The Chosen is not a page-turner in the sense of a Dan Brown or John Grisham novel. (Here I risk betraying my literary ineptitude.) This is probably why I didn’t get past Chapter 1 when I first attempted to read it many months ago. The Chosen opens with teen-aged Jewish boys playing baseball. Reading it then, I felt there were just too many new elements to grapple with: baseball (I’m not sports-minded, so the blow-by-blow description of the play didn’t interest me much), the cultural context (the Jewish jargon and tradition were very new to me), the setting (Brooklyn, New York City in the late 1930s did not make for easy visualization).
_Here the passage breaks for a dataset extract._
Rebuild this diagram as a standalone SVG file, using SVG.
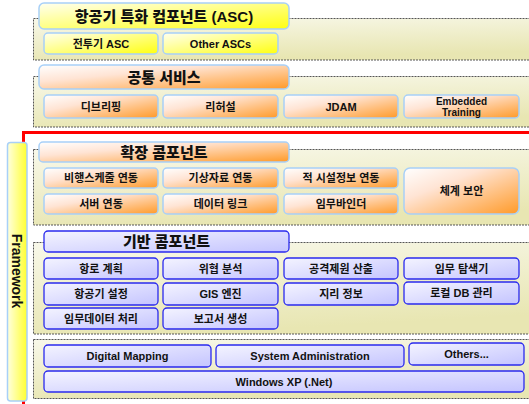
<svg xmlns="http://www.w3.org/2000/svg" width="529" height="404" viewBox="0 0 529 404">
<defs>
<linearGradient id="gY" x1="0" y1="0" x2="1" y2="1"><stop offset="0" stop-color="#fffff0"/><stop offset="1" stop-color="#ffff10"/></linearGradient>
<linearGradient id="gO" x1="0" y1="0" x2="1" y2="1"><stop offset="0" stop-color="#ffffff"/><stop offset="0.35" stop-color="#ffe4d4"/><stop offset="1" stop-color="#ff9a28"/></linearGradient>
<linearGradient id="gB" x1="0" y1="0" x2="1" y2="1"><stop offset="0" stop-color="#f4f4ff"/><stop offset="1" stop-color="#c4c4ff"/></linearGradient>
<linearGradient id="gC" x1="0" y1="0" x2="0.3" y2="1"><stop offset="0" stop-color="#f8f8ea"/><stop offset="1" stop-color="#e8e6b2"/></linearGradient>
<linearGradient id="gF" x1="0" y1="0" x2="1" y2="0"><stop offset="0" stop-color="#ffffe0"/><stop offset="1" stop-color="#ffff30"/></linearGradient>
</defs>
<style>
.cont{fill:url(#gC);stroke:#555;stroke-width:1;stroke-dasharray:2 1}
.y{fill:url(#gY);stroke:#a8d0f8;stroke-width:1.5}
.o{fill:url(#gO);stroke:#a8d0f8;stroke-width:1.5}
.b{fill:url(#gB);stroke:#2a2aee;stroke-width:1.3}
text{font-family:"Liberation Sans","Noto Sans CJK KR",sans-serif;font-weight:bold;fill:#111;text-anchor:middle;dominant-baseline:central}
.t{font-size:15px;font-weight:900}
.s{font-size:11px}
.e{font-size:10px}
</style>
<g id="containers">
<rect class="cont" x="33.5" y="18.5" width="500" height="41.5"/>
<rect class="cont" x="33.5" y="76.5" width="500" height="50.5"/>
<rect class="cont" x="33.5" y="149.5" width="500" height="75.5"/>
<rect class="cont" x="33.5" y="242.5" width="500" height="91.5"/>
<rect class="cont" x="33.5" y="339.5" width="500" height="59"/>
</g>
<g id="red-frame"><rect x="23.5" y="132.5" width="520" height="290" fill="none" stroke="#ff0000" stroke-width="3"/></g>
<g id="framework">
<rect x="7.5" y="142.5" width="19.5" height="258.5" rx="3" fill="url(#gF)" stroke="#a8d0f8" stroke-width="1.5"/>
<text transform="translate(17,271) rotate(90)" style="font-size:14px">Framework</text>
</g>
<g id="asc">
<g id="asc-title"><rect class="y" x="39" y="3" width="250" height="26" rx="5"/><text class="t" x="164" y="16">항공기 특화 컴포넌트 (ASC)</text></g>
<g id="asc-1"><rect class="y" x="44" y="33" width="114" height="21" rx="4"/><text class="s" x="101" y="43.5">전투기 ASC</text></g>
<g id="asc-2"><rect class="y" x="163" y="33" width="115" height="21" rx="4"/><text class="s" x="220.5" y="43.5">Other ASCs</text></g>
</g>
<g id="common">
<g id="common-title"><rect class="o" x="39" y="65" width="250" height="24" rx="5"/><text class="t" x="164" y="77">공통 서비스</text></g>
<g id="c-1"><rect class="o" x="44" y="95" width="114" height="23" rx="4"/><text class="s" x="101" y="106.5">디브리핑</text></g>
<g id="c-2"><rect class="o" x="163" y="95" width="115" height="23" rx="4"/><text class="s" x="220.5" y="106.5">리허설</text></g>
<g id="c-3"><rect class="o" x="284" y="95" width="114" height="23" rx="4"/><text class="s" x="341" y="106.5">JDAM</text></g>
<g id="c-4"><rect class="o" x="404" y="95" width="115" height="23" rx="4"/><text class="e" x="461.5" y="101">Embedded</text><text class="e" x="461.5" y="112">Training</text></g>
</g>
<g id="ext">
<g id="ext-title"><rect class="o" x="39" y="142" width="250" height="20" rx="4"/><text class="t" x="164" y="152">확장 콤포넌트</text></g>
<g id="e-1"><rect class="o" x="44" y="168" width="114" height="20" rx="4"/><text class="s" x="101" y="178">비행스케줄 연동</text></g>
<g id="e-2"><rect class="o" x="163" y="168" width="115" height="20" rx="4"/><text class="s" x="220.5" y="178">기상자료 연동</text></g>
<g id="e-3"><rect class="o" x="284" y="168" width="114" height="20" rx="4"/><text class="s" x="341" y="178">적 시설정보 연동</text></g>
<g id="e-4"><rect class="o" x="404" y="168" width="115" height="46" rx="6"/><text class="s" x="461.5" y="191">체계 보안</text></g>
<g id="e-5"><rect class="o" x="44" y="194" width="114" height="20" rx="4"/><text class="s" x="101" y="204">서버 연동</text></g>
<g id="e-6"><rect class="o" x="163" y="194" width="115" height="20" rx="4"/><text class="s" x="220.5" y="204">데이터 링크</text></g>
<g id="e-7"><rect class="o" x="284" y="194" width="114" height="20" rx="4"/><text class="s" x="341" y="204">임무바인더</text></g>
</g>
<g id="base">
<g id="base-title"><rect class="b" x="44" y="231" width="245" height="21" rx="4"/><text class="t" x="166.5" y="241.5">기반 콤포넌트</text></g>
<g id="b-1"><rect class="b" x="44" y="258" width="114" height="21" rx="4"/><text class="s" x="101" y="268.5">항로 계획</text></g>
<g id="b-2"><rect class="b" x="163" y="258" width="115" height="21" rx="4"/><text class="s" x="220.5" y="268.5">위협 분석</text></g>
<g id="b-3"><rect class="b" x="284" y="258" width="114" height="21" rx="4"/><text class="s" x="341" y="268.5">공격제원 산출</text></g>
<g id="b-4"><rect class="b" x="404" y="258" width="115" height="21" rx="4"/><text class="s" x="461.5" y="268.5">임무 탐색기</text></g>
<g id="b-5"><rect class="b" x="44" y="283" width="114" height="22" rx="4"/><text class="s" x="101" y="294">항공기 설정</text></g>
<g id="b-6"><rect class="b" x="163" y="283" width="115" height="22" rx="4"/><text class="s" x="220.5" y="294">GIS 엔진</text></g>
<g id="b-7"><rect class="b" x="284" y="283" width="114" height="22" rx="4"/><text class="s" x="341" y="294">지리 정보</text></g>
<g id="b-8"><rect class="b" x="404" y="282" width="115" height="22" rx="4"/><text class="s" x="461.5" y="293">로컬 DB 관리</text></g>
<g id="b-9"><rect class="b" x="44" y="308" width="114" height="21" rx="4"/><text class="s" x="101" y="318.5">임무데이터 처리</text></g>
<g id="b-10"><rect class="b" x="163" y="308" width="115" height="21" rx="4"/><text class="s" x="220.5" y="318.5">보고서 생성</text></g>
</g>
<g id="sys">
<g id="s-1"><rect class="b" x="44" y="345" width="167" height="22" rx="4"/><text class="s" x="127.5" y="356">Digital Mapping</text></g>
<g id="s-2"><rect class="b" x="216" y="345" width="188" height="22" rx="4"/><text class="s" x="310" y="356">System Administration</text></g>
<g id="s-3"><rect class="b" x="409" y="343" width="115" height="22" rx="4"/><text class="s" x="466.5" y="354">Others...</text></g>
<g id="s-4"><rect class="b" x="44" y="371" width="480" height="21" rx="4"/><text class="s" x="284" y="381.5">Windows XP (.Net)</text></g>
</g>
<g id="connectors"/>
</svg>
And did I mention that I was a lazy reader?
But the fact that the book was highly recommended and loaned to me by a certified bookworm (who just happens to be the publications director at the publishing house where I work), I just had to give The Chosen a second chance. And I’m glad I did. This time around, I decided that I would at least read through a few chapters—toil through the baseball, the Jewish references—and then decide whether this book was for me.
Forty pages into the novel, 15-year-old Danny Saunders swings his bat and the ball hits bespectaled Reuven Malter, precariously lodging a shard of glass in his left eye. The accident brings these two boys from the opposite poles of Judaism to the common ground of intimate friendship. From that point on, I knew I would finish the book. The next chapters follow the admirable friendship between Danny and Reuven as they weather the storms of religious ideologies, adolescence, intellectual awakenings, and father-and-son relationships. Their fathers, both highly regarded in their respective Jewish communities, are men of conviction who raise their boys the best way they know how.
I have found in The Chosen many themes that tug at the heart. Friendship, with its burdens and delights, is depicted with warmth and almost-palpable reality. The portrayal of fatherhood as a sacred, even frightful, responsibility creates a lump in the throat. A respect for differences in convictions is nobly upheld, but not without a realistic acknowledgement of the difficulty of practicing it, especially in the realm of faith and politics.
The Chosen is fiction that ennobles. It touches the soft parts of our heart—those parts that need to be engaged regularly if we are to remain in touch with our humanity, its intricacies, and its undeniable connection to the Master of the Universe.